**Work instructions**
Pull out of the data below the stretch of lines bounded by the one containing "Generate a Python" and the one containing "75, 80, 80]", both bounds included, unchanged.

**Materials provided**
********************

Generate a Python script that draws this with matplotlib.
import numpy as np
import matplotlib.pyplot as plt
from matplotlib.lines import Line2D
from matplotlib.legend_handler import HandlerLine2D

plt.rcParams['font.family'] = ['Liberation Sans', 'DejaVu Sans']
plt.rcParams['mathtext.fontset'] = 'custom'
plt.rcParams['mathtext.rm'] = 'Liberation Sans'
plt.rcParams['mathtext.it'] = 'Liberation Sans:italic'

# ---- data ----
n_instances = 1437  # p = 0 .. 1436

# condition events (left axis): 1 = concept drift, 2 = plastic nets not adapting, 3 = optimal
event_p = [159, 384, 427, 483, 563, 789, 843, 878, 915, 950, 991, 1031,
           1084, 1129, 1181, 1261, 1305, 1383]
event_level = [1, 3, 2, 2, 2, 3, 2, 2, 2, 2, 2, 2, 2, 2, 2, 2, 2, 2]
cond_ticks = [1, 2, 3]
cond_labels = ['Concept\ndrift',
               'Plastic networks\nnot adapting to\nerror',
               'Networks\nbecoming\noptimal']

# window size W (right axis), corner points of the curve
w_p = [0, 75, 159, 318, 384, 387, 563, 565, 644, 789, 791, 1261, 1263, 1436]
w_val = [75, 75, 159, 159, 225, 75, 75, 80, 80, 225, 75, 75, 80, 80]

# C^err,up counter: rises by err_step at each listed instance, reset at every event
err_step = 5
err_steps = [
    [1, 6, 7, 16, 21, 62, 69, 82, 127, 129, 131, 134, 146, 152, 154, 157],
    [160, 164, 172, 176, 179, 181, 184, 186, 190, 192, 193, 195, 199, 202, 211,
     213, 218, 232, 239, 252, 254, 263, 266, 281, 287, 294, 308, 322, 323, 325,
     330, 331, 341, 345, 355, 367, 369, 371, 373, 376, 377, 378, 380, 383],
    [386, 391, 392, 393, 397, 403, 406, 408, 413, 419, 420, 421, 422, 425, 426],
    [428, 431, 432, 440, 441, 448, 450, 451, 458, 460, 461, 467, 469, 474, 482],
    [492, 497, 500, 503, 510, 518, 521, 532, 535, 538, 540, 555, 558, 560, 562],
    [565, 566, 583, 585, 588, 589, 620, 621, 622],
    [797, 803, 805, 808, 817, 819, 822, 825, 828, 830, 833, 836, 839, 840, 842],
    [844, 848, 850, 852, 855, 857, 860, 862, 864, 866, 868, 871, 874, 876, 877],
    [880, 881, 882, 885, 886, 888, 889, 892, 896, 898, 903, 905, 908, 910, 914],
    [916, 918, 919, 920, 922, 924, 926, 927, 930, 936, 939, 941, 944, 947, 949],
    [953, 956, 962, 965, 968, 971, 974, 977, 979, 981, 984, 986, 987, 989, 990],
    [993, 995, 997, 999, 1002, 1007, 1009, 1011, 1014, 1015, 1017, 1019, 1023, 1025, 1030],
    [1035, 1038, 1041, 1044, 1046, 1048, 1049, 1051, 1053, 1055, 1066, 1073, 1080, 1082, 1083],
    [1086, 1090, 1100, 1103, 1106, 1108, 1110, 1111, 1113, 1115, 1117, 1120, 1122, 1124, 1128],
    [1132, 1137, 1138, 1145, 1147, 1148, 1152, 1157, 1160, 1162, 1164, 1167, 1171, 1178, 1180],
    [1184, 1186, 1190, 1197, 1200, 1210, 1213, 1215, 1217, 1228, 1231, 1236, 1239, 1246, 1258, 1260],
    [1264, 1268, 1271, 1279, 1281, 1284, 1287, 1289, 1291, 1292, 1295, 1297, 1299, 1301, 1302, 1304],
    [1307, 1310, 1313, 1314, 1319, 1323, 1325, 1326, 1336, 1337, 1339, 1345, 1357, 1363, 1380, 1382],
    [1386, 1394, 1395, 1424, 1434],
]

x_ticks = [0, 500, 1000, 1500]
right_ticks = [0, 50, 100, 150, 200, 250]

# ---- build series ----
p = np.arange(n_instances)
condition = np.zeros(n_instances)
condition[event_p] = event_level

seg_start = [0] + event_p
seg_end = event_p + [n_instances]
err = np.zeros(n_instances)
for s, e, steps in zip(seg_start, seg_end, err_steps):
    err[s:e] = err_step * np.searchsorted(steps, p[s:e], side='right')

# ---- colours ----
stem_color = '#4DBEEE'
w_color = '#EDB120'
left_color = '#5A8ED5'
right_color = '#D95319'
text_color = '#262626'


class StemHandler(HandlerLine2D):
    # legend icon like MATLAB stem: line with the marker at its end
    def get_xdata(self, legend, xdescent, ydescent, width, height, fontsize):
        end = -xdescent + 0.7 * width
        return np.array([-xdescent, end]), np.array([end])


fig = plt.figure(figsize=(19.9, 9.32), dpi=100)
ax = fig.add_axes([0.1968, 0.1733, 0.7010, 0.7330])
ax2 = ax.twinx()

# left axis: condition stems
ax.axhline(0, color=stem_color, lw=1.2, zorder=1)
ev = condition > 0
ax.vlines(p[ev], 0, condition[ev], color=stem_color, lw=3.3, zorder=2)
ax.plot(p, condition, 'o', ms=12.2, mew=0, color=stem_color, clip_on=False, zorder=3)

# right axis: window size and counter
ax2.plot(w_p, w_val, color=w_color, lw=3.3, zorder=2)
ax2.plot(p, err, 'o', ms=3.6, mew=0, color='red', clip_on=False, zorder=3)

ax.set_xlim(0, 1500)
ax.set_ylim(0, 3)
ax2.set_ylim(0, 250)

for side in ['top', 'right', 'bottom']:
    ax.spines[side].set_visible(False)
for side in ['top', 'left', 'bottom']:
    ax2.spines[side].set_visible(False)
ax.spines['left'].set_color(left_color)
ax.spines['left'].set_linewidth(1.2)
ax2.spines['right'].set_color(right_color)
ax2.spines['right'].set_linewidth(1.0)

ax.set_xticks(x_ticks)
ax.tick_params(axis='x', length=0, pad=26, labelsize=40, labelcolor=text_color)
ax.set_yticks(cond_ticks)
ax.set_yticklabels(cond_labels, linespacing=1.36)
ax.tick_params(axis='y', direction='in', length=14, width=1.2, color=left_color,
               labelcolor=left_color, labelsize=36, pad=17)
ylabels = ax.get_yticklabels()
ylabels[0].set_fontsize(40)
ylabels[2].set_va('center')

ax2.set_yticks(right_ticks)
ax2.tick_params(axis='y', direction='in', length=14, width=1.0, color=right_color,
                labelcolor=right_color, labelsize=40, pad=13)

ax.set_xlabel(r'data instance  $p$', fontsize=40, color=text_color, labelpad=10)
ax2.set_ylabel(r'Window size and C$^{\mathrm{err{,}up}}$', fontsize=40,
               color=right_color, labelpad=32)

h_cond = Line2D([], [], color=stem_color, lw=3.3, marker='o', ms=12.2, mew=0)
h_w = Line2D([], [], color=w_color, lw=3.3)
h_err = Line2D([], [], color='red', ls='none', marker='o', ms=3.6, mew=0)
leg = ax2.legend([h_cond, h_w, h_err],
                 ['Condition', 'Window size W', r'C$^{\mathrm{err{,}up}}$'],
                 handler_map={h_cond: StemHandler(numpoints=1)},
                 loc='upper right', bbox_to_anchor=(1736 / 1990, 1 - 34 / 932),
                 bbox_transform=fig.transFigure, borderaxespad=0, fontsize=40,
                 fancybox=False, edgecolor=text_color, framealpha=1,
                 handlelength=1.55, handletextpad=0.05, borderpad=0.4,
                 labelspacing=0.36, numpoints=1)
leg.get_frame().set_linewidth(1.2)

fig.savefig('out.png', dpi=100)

********************

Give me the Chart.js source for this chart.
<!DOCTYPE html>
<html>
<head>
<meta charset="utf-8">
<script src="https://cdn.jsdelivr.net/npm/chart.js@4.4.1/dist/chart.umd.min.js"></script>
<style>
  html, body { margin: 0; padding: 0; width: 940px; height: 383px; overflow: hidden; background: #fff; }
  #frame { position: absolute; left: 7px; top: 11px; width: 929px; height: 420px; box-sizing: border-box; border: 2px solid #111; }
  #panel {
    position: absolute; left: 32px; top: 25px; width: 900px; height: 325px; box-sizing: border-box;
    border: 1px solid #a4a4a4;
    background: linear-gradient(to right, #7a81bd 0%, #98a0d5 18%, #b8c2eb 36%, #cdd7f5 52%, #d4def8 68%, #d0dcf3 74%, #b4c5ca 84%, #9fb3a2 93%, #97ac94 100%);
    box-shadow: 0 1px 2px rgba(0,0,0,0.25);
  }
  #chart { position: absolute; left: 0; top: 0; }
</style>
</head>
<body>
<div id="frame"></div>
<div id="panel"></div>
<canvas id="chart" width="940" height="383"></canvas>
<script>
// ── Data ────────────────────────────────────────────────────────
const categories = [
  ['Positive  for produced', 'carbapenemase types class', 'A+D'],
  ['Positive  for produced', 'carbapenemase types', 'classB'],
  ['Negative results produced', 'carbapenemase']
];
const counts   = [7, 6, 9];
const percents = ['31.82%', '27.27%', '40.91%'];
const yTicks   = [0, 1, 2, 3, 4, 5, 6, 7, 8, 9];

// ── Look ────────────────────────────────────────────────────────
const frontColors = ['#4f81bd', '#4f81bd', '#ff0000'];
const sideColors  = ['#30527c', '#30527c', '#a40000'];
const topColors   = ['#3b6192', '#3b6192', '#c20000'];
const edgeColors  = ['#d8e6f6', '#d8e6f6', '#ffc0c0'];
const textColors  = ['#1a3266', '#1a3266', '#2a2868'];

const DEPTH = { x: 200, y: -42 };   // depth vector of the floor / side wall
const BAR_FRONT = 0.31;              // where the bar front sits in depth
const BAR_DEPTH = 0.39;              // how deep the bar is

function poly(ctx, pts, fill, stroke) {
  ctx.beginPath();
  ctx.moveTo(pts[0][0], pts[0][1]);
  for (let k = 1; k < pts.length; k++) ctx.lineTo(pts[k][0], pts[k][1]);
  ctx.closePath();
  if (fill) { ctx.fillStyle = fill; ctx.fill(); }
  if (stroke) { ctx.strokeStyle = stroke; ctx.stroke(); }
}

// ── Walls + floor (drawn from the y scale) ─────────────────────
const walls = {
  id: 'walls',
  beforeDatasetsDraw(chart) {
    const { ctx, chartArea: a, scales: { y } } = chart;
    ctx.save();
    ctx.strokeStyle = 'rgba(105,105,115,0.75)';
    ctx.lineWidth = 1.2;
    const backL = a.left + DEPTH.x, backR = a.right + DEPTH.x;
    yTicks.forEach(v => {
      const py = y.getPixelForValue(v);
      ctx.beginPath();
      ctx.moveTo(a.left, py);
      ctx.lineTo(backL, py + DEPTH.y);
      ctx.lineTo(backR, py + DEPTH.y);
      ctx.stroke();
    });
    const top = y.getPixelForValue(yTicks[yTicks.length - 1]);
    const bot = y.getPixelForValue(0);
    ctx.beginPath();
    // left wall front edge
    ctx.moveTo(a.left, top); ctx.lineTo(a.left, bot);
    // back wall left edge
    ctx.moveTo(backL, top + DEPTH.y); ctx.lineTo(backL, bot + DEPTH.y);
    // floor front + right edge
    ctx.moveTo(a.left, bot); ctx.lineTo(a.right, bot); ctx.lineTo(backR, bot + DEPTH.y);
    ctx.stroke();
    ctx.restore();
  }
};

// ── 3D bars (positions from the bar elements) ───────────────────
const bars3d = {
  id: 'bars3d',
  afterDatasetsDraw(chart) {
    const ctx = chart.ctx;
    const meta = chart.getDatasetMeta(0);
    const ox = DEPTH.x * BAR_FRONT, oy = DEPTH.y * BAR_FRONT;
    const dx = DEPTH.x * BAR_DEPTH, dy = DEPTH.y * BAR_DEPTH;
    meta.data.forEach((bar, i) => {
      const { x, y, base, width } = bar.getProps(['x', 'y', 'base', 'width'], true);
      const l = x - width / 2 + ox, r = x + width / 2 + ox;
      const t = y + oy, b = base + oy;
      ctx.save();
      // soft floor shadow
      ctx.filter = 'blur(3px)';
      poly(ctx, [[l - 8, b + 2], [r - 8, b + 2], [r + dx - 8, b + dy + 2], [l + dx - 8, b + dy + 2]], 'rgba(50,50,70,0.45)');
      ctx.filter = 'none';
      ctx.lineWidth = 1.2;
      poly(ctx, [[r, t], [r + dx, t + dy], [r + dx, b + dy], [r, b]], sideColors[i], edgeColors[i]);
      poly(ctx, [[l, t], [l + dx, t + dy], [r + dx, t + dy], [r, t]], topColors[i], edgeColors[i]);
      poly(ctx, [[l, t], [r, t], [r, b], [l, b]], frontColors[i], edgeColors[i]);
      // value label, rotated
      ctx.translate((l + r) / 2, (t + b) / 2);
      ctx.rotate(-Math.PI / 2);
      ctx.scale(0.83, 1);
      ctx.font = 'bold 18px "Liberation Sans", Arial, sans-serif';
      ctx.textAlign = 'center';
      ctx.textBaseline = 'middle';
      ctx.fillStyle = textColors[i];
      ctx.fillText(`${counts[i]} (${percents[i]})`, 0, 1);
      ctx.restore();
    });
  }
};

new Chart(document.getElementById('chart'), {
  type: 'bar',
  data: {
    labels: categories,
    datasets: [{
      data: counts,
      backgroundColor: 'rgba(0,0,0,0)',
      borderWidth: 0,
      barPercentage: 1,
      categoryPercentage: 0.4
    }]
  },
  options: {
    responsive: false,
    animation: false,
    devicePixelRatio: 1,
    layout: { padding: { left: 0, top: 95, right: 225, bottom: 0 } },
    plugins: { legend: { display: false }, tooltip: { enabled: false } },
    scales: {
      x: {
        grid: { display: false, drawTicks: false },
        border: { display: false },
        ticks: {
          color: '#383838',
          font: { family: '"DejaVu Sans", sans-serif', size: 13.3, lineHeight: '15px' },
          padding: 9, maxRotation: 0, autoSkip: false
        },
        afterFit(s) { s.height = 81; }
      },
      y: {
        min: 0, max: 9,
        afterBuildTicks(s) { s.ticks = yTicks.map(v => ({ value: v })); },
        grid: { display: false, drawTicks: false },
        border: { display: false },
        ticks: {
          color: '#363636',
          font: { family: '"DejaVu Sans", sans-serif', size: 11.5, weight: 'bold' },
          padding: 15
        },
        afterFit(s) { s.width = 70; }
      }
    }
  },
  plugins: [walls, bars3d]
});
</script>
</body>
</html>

********************

**Written reply**
Generate a Python script that draws this with matplotlib.
import numpy as np
import matplotlib.pyplot as plt
from matplotlib.lines import Line2D
from matplotlib.legend_handler import HandlerLine2D

plt.rcParams['font.family'] = ['Liberation Sans', 'DejaVu Sans']
plt.rcParams['mathtext.fontset'] = 'custom'
plt.rcParams['mathtext.rm'] = 'Liberation Sans'
plt.rcParams['mathtext.it'] = 'Liberation Sans:italic'

# ---- data ----
n_instances = 1437  # p = 0 .. 1436

# condition events (left axis): 1 = concept drift, 2 = plastic nets not adapting, 3 = optimal
event_p = [159, 384, 427, 483, 563, 789, 843, 878, 915, 950, 991, 1031,
           1084, 1129, 1181, 1261, 1305, 1383]
event_level = [1, 3, 2, 2, 2, 3, 2, 2, 2, 2, 2, 2, 2, 2, 2, 2, 2, 2]
cond_ticks = [1, 2, 3]
cond_labels = ['Concept\ndrift',
               'Plastic networks\nnot adapting to\nerror',
               'Networks\nbecoming\noptimal']

# window size W (right axis), corner points of the curve
w_p = [0, 75, 159, 318, 384, 387, 563, 565, 644, 789, 791, 1261, 1263, 1436]
w_val = [75, 75, 159, 159, 225, 75, 75, 80, 80, 225, 75, 75, 80, 80]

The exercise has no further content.